A Bonanza for Scrooge, But a Lump of Coal for Tiny Tim

Taken together, the tax and budget bills that the House will vote on tonight are extraordinary in their reach and their potential impact — providing massive new tax cuts to people with incomes over $1 million and the heirs of the wealthiest Americans, and cutting deeply into basic assistance and services for millions of our poorest and most vulnerable people.  That the House is debating these bills just before Christmas is all the more striking.

The tax bill would give people with incomes over $1 million an average annual tax cut of $108,500, according to the Urban-Brookings Tax Policy Center. They would benefit from the following.

  • An extension of all of President Bush’s tax-rate cuts on their first $1 million in income.
  • A repeal of a limit on tax deductions by high-income households that’s scheduled to return on January 1.  Although Republican leaders have called recently for limiting tax deductions for high-income households, their bill blocks the limit that’s already in law from applying to anyone, including people over $1 million.
  • A tax rate on dividends of just 20 percent.
  • A continuation of an extravagant estate-tax break for the wealthiest three of every 1,000 Americans who die, giving these estates an average tax break of $1.1 million each.

While showering these lavish and costly tax cuts on the richest Americans, the bill ends the improvements in tax credits for low-income working families, as well as a credit for low- and middle-income families with college costs, that the President and Congress first enacted in 2009 and that will expire at year-end under current law.  Some 25 million Americans would lose an average of about $1,000 a year as a result, and roughly eight million children would fall into — or deeper into — poverty.  A mother raising two children on full-time minimum-wage earnings of $14,500, for instance, would see her child tax credit cut from $1,725 to just $165.

The spending-cut bill would aim its heaviest artillery on programs for the poor.
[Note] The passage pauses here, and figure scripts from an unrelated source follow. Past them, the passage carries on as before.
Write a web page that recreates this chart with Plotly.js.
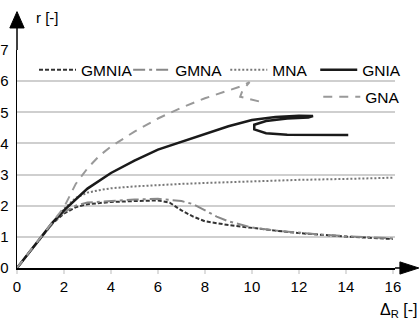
<!DOCTYPE html>
<html>
<head>
<meta charset="utf-8">
<script src="https://cdn.plot.ly/plotly-3.0.1.min.js"></script>
<style>html,body{margin:0;padding:0;background:#fff;}#chart{width:420px;height:324px;}</style>
</head>
<body>
<div id="chart"></div>
<script>
// ---- data ----
var gmniaX = [0, 1.5, 2, 2.5, 3, 4, 5, 6, 6.5, 7, 7.5, 8, 9, 10, 11, 12, 13, 14, 15, 16];
var gmniaY = [0, 1.42, 1.75, 1.95, 2.05, 2.12, 2.15, 2.17, 2.1, 1.85, 1.65, 1.5, 1.38, 1.28, 1.2, 1.12, 1.06, 1.01, 0.97, 0.93];

var gmnaX = [0, 1.5, 2, 2.5, 3, 4, 5, 6, 7, 7.5, 8, 8.5, 9, 9.5, 10, 11, 12, 13, 14, 15, 16];
var gmnaY = [0, 1.42, 1.8, 2.0, 2.1, 2.15, 2.2, 2.22, 2.15, 2.05, 1.85, 1.65, 1.5, 1.4, 1.3, 1.2, 1.13, 1.07, 1.02, 0.98, 0.95];

var mnaX = [0, 1.5, 2, 2.5, 3, 3.5, 4, 5, 6, 7, 8, 9, 10, 11, 12, 14, 16];
var mnaY = [0, 1.45, 1.9, 2.25, 2.42, 2.5, 2.56, 2.62, 2.67, 2.7, 2.73, 2.76, 2.79, 2.81, 2.83, 2.86, 2.9];

var gniaX = [0, 1.5, 2, 3, 4, 5, 6, 7, 8, 9, 10, 11, 12, 12.6, 12.4, 11.5, 10.6, 10.1, 10.1, 10.6, 11.5, 12.5, 14.1];
var gniaY = [0, 1.45, 1.85, 2.55, 3.05, 3.45, 3.8, 4.05, 4.32, 4.55, 4.75, 4.85, 4.89, 4.88, 4.83, 4.8, 4.72, 4.6, 4.45, 4.33, 4.28, 4.27, 4.27];

var gnaX = [0, 1.5, 2, 2.5, 3, 3.5, 4, 5, 6, 7, 8, 9, 9.6, 9.9, 9.6, 9.5, 10.3];
var gnaY = [0, 1.45, 1.95, 2.7, 3.2, 3.6, 3.9, 4.38, 4.8, 5.15, 5.45, 5.7, 5.85, 5.97, 5.7, 5.5, 5.35];

var xTicks = [0, 2, 4, 6, 8, 10, 12, 14, 16];
var yTicks = [0, 1, 2, 3, 4, 5, 6, 7];

var FONT = 'Liberation Sans, Arial, sans-serif';

var traces = [
  {x: gmniaX, y: gmniaY, name: 'GMNIA', mode: 'lines', line: {color: '#333', width: 2, dash: '4px,2px'}, legend: 'legend'},
  {x: gmnaX, y: gmnaY, name: 'GMNA', mode: 'lines', line: {color: '#888', width: 2, dash: '12px,4px,3px,4px'}, legend: 'legend2'},
  {x: mnaX, y: mnaY, name: 'MNA', mode: 'lines', line: {color: '#777', width: 2, dash: '2px,2px'}, legend: 'legend3'},
  {x: gniaX, y: gniaY, name: 'GNIA', mode: 'lines', line: {color: '#1a1a1a', width: 2.5}, legend: 'legend4'},
  {x: gnaX, y: gnaY, name: 'GNA', mode: 'lines', line: {color: '#999', width: 2, dash: '9px,7px'}, legend: 'legend5'}
];

function leg(x, y) {
  return {
    orientation: 'h', x: x, xanchor: 'left', y: y, yanchor: 'middle',
    bgcolor: 'rgba(0,0,0,0)', borderwidth: 0,
    font: {family: FONT, size: 15.5, color: '#000'}, itemwidth: 37
  };
}

var layout = {
  width: 420, height: 324,
  margin: {l: 17, r: 25, t: 50, b: 56},
  paper_bgcolor: '#fff', plot_bgcolor: '#fff',
  font: {family: FONT, size: 15, color: '#000'},
  xaxis: {
    range: [0, 16.09], tickvals: xTicks, ticktext: xTicks.map(String),
    showgrid: false, zeroline: false, showline: true, linecolor: '#000', linewidth: 1.5,
    ticks: 'outside', ticklen: 4, tickwidth: 2, tickcolor: '#ddd',
    tickfont: {family: FONT, size: 15, color: '#000'}, fixedrange: true
  },
  yaxis: {
    range: [0, 7], tickvals: yTicks, ticktext: yTicks.map(String),
    showgrid: true, gridcolor: '#cfcfcf', gridwidth: 2,
    zeroline: false, showline: true, linecolor: '#000', linewidth: 1.5,
    ticks: 'outside', ticklen: 4, tickcolor: 'rgba(0,0,0,0)',
    tickfont: {family: FONT, size: 15, color: '#000'}, fixedrange: true
  },
  showlegend: true,
  legend: leg(0.045, 0.908),
  legend2: leg(0.294, 0.908),
  legend3: leg(0.551, 0.908),
  legend4: leg(0.789, 0.908),
  legend5: leg(0.797, 0.784),
  shapes: [
    // y-axis extension and arrow
    {type: 'line', xref: 'paper', yref: 'paper', x0: 0, x1: 0, y0: 1, y1: 1.11, line: {color: '#000', width: 1.5}},
    {type: 'path', xref: 'paper', yref: 'paper', path: 'M -0.019 1.101 L 0.019 1.101 L 0 1.176 Z', fillcolor: '#000', line: {color: '#000', width: 1}},
    // x-axis extension and arrow
    {type: 'line', xref: 'paper', yref: 'paper', x0: 1, x1: 1.02, y0: 0, y1: 0, line: {color: '#000', width: 1.5}},
    {type: 'path', xref: 'paper', yref: 'paper', path: 'M 1.013 0.028 L 1.013 -0.028 L 1.063 0 Z', fillcolor: '#000', line: {color: '#000', width: 1}}
  ],
  annotations: [
    {text: 'r [-]', xref: 'paper', yref: 'paper', x: 0.082, y: 1.147, showarrow: false, xanchor: 'center', yanchor: 'middle', font: {family: FONT, size: 15, color: '#000'}},
    {text: 'Δ<sub>R</sub> [-]', xref: 'paper', yref: 'paper', x: 1.008, y: -0.193, showarrow: false, xanchor: 'center', yanchor: 'middle', font: {family: FONT, size: 16, color: '#000'}}
  ]
};

Plotly.newPlot('chart', traces, layout, {displayModeBar: false, staticPlot: true});
</script>
</body>
</html>
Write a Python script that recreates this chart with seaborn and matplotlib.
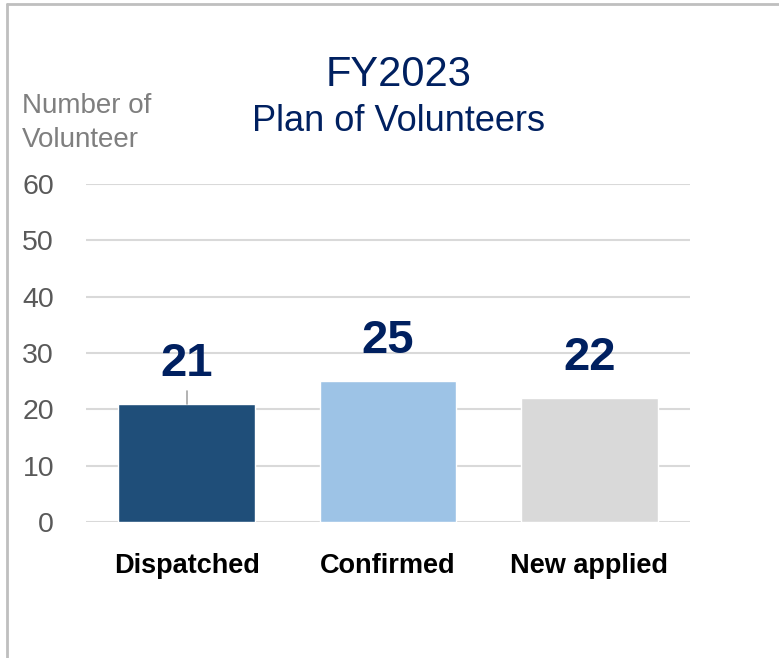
import matplotlib
matplotlib.use("Agg")
import matplotlib.pyplot as plt
import seaborn as sns
import pandas as pd
from matplotlib.lines import Line2D

categories = ["Dispatched", "Confirmed", "New applied"]
values = [21, 25, 22]
bar_colors = ["#1F4E79", "#9DC3E6", "#D9D9D9"]
yticks = [0, 10, 20, 30, 40, 50, 60]
title_line1 = "FY2023"
title_line2 = "Plan of Volunteers"
ylabel_text = "Number of\nVolunteer"

sns.set_theme(style="white")
plt.rcParams['font.family'] = ['Liberation Sans', 'DejaVu Sans']

df = pd.DataFrame({"category": categories, "value": values})

fig = plt.figure(figsize=(7.79, 6.58), dpi=100)
ax = fig.add_axes([0.1104, 0.2067, 0.7754, 0.5137])

sns.barplot(data=df, x="category", y="value", hue="category",
            palette=bar_colors, width=0.68, legend=False, ax=ax,
            saturation=1, zorder=3)

ax.set_ylim(0, 60)
ax.set_xlim(-0.5, 2.5)
ax.set_yticks(yticks)
ax.yaxis.grid(True, color="#D9D9D9", linewidth=1.5, zorder=0)
ax.set_axisbelow(True)
for s in ax.spines.values():
    s.set_visible(False)
ax.tick_params(axis="y", length=0, pad=23, labelsize=20.5, labelcolor="#595959")
ax.tick_params(axis="x", length=0, pad=22)
ax.set_xlabel("")
ax.set_ylabel("")
for lbl in ax.get_xticklabels():
    lbl.set_fontfamily(["Liberation Sans Narrow", "Liberation Sans", "DejaVu Sans"])
    lbl.set_fontweight("bold")
    lbl.set_fontsize(19.5)
    lbl.set_color("#000000")

for i, v in enumerate(values):
    ax.annotate(str(v), xy=(i, v), xytext=(0, 13), textcoords="offset points",
                ha="center", va="bottom", fontsize=34, fontweight="bold",
                color="#002060")

# leader line for first label
ax.plot([0, 0], [values[0], values[0] + 2.3], color="#A6A6A6", linewidth=1.2, zorder=4)

fig.text(0.511, 0.886, title_line1, ha="center", va="center", fontsize=30, color="#002060")
fig.text(0.511, 0.815, title_line2, ha="center", va="center", fontsize=26, color="#002060")
fig.text(0.028, 0.813, ylabel_text, ha="left", va="center", fontsize=20,
         color="#7F7F7F", linespacing=1.4)

# figure frame (top and left edges)
fig.add_artist(Line2D([0.009, 1.0], [0.994, 0.994], transform=fig.transFigure,
                      color="#BFBFBF", linewidth=2))
fig.add_artist(Line2D([0.009, 0.009], [0.0, 0.994], transform=fig.transFigure,
                      color="#BFBFBF", linewidth=2))

fig.savefig("out.png", dpi=100)
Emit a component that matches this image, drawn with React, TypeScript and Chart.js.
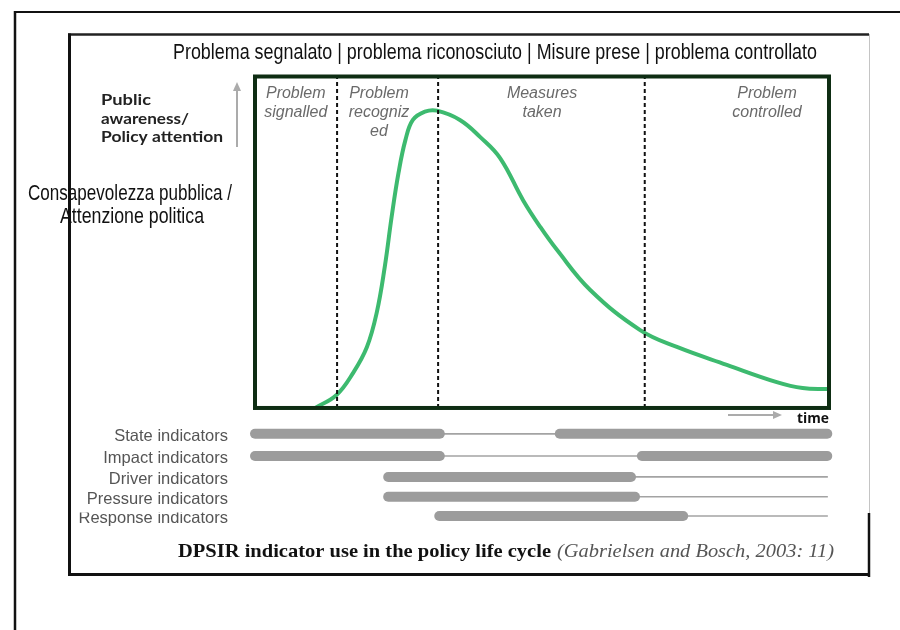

It would, for instance, cut SNAP (food stamp) benefits by $28 billion over ten years — taking food aid from every poor child, elderly or disabled person, and parent on the program.  These cuts would kick in March 1, when benefits would shrink by $33 a month for every family of three and $41 for every family of four.  While cutting SNAP benefits for the poorest Americans, the bill doesn’t cut agricultural subsidies by a penny even for the largest agribusiness corporations.

Some 1.8 million individuals would lose their SNAP eligibility while 280,000 low-income children would lose access to free school lunches, according to the Congressional Budget Office (CBO).

The spending-cut bill eliminates the Social Services Block Grant (SSBG). Created in the Reagan era, SSBG gives states funds for services to prevent child abuse, provide adoption services, offer community-based care for frail elderly and disabled people so they don’t have to be institutionalized, and provide affordable child care services so poor parents can go to work.

The spending-cut bill would force large numbers of Americans to go without health insurance. The changes to health reform’s subsidies that make coverage affordable for people with modest incomes would cause 350,000 to go without coverage, Congress’ Joint Committee on Taxation estimates.  The bill also cuts off funding to help states set up insurance exchanges, where people will be able to choose from various private health plans.  Because this defunding would impede the exchanges, CBO has estimated that two million fewer people would get coverage through the exchanges in 2015.

Finally, the spending-cut bill would shrink overall discretionary funding by $19 billion, compared to the current funding caps that Republican leaders negotiated only last year in the Budget Control Act.  Cuts in discretionary funding could lead to cuts in specific programs that include homelessness prevention and mental health services, WIC and Head Start, education for disadvantaged children and Pell Grants for college students, and meals on wheels.

Maybe it’s time for House leaders to read some Dickens.